On the 6 May 2002, the United States informed the United Nations Secretary-General that "the United States does not intend to become a party to the treaty. Accordingly, the United States has no legal obligations arising from its signature on December 31, 2000." This was widely described as "unsigning" the treaty or "withdrawing" the United States' signature, although the United States in its letter did not use that terminology, and the United Nations has not removed the name of the United States from the official list of signatories.

Furthermore, the 2002 "American Servicemembers' Protection Act" contained provisions prohibiting U.S. co-operation with the Court, and permitting the President to authorize military force to free any US military personnel held by the court, leading opponents to dub it "The Hague Invasion Act." The act was later modified to permit US cooperation with the ICC when dealing with US enemies.

Israeli and Chinese objections

Israel objects to the Statute because one of the war crimes the ICC is granted jurisdiction over is "the war crime of the transfer of parts of the civilian population of an occupying power into occupied territory". Israel fears this provision will be used to prosecute Israeli settlers, or Israeli government officials who support the policy of settlements, as war crimes, in spite of the fact that the the settlers came to settle out of their free will, and in most cases obtained land for settlements lawfully. But in theory it supports the idea of the ICC, because of the Jewish experience during the Holocaust of being victims of the crimes the ICC is being established to deal with.

China has expressed opposition to even the other states involved going ahead with it, claiming that the Statute is an attempt to interfere with the domestic affairs of sovereign states.

The United States' objection is that the Statute provides the court with jurisdiction over nationals of non-State parties for crimes committed on the territory of a State Party. The United States claims this amounts to the treaty binding non-State parties, and under international law only parties to a treaty can be bound by it. Supporters of the Court counter that under international law that states have the right to try foreign nationals for crimes committed on their territory; and if a state has the right to exercise jurisdiction in this case, that state can request an international organization to exercise that jurisdiction on its behalf by means of the treaty establishing that organization - traditionally in international law, international organizations are considered to be instruments through which their member states act. Providing the ICC with jursdiction over US nationals in this case would not interfere with US sovereignty, say ICC proponents. Some have, however, argued that ther territorial jurisdiction is non-delegable (see Madeline Morris, High crimes and misconceptions: the ICC and non-party states, Law and Contemporary Problems, Winter 2001 vol. 64 no. 1 p. 13ff).

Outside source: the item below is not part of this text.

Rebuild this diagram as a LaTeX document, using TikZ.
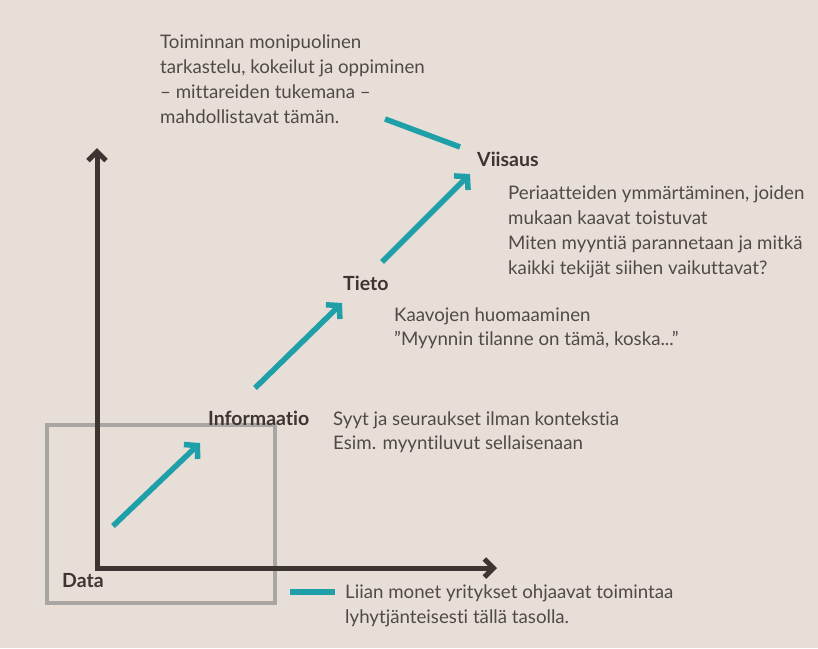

Additionally, some have argued that the crimes the ICC has jurisdiction over are recognized under international law as crimes of universal jurisdiction, meaning that any state may try individuals who commit these crimes, even if they are committed by foreign nationals on foreign territory. From this perspective, the State parties could therefore have authorised the ICC to exercise this universal jurisdiction on their behalf. However, not all the crimes for which the Rome Statute provides the court with jurisdiction are generally accepted as being subject to universal jurisdiction at the present time under customary international law, and some have argued that even where universal jurisdiction exists it is non-delegable (see Morris, ibid.)